As is known, a microprogrammable device is an electronic device comprising: a processor; a code memory storing a software and/or firmware code comprising a set of instructions to be executed; and a data memory storing values of variables used in executing the code.
When in use, the microprogrammable devices execute the code, i.e. the instructions, stored in the code memory.
More specifically, the microprogrammable devices execute each instruction at a corresponding instruction cycle.
Moreover, the microprogrammable devices, each time they execute an instruction, update a register known as program counter, which stores the address of the code memory at which the next instruction to be executed is stored.
To find and eliminate any errors in, i.e. to debug, the code of a microprogrammable device, the code is traced.
Tracing the code means determining a sequence of instructions executed by the microprogrammable device.
Top-of-the-range microprogrammable devices are known which feature a high-speed code tracing interface comprising a number of pins.
More specifically, by means of the interface, it is possible to communicate the addresses of all the instructions executed.
To trace the code of a top-of-the-range microprogrammable device of this sort, a tracer, i.e. an electronic code tracing device, is connected to the code tracing interface of the microprogrammable device.
The tracer comprises a respective code memory in which the instructions of the code of said microprogrammable device are stored at the same addresses as in the code memory of said microprogrammable device.
Via the tracing interface, the tracer acquires the addresses of the instructions executed by the microprogrammable device, and reconstructs the executed instruction sequence on the basis of the acquired addresses and of the code stored in its own respective code memory, more specifically on the basis of the instructions stored in its own respective code memory at the acquired addresses.
The Applicant, however, has observed that, using current techniques, microprogrammable device code tracing places a heavy load on the hardware resources of the microprogrammable device, especially in terms of the microprogrammable device pins necessary to communicate the executed instruction addresses.
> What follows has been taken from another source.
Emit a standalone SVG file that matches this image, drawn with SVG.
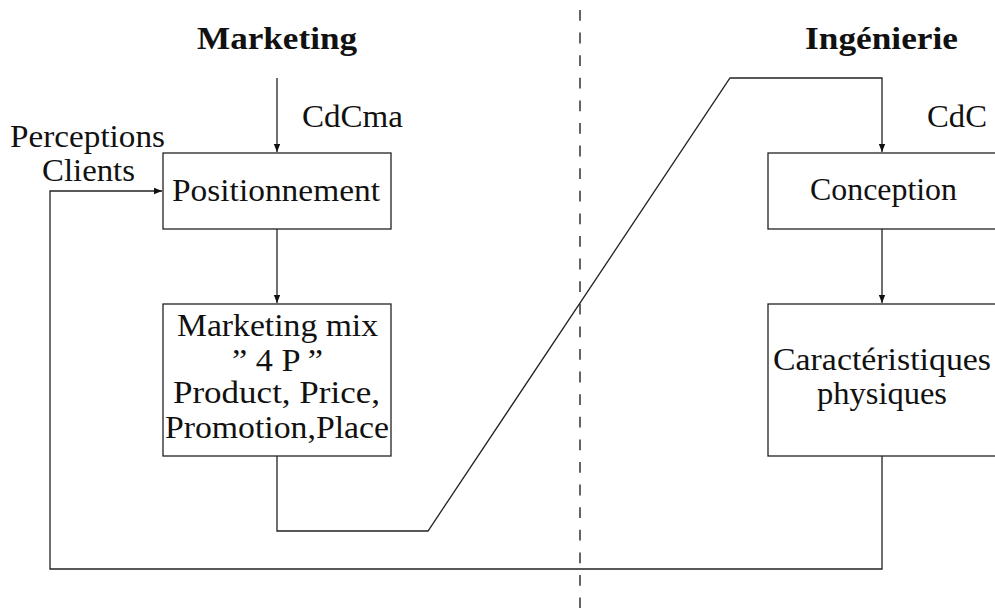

In fact, for example, assuming the microprogrammable device code memory stores a thousand instructions, and each pin transmits a corresponding bit of the executed instruction addresses, the microprogrammable device would need at least ten pins to communicate the executed instruction addresses.
And, if the number of instructions stored is increased, the microprogrammable device may need even more pins to communicate the executed instruction addresses.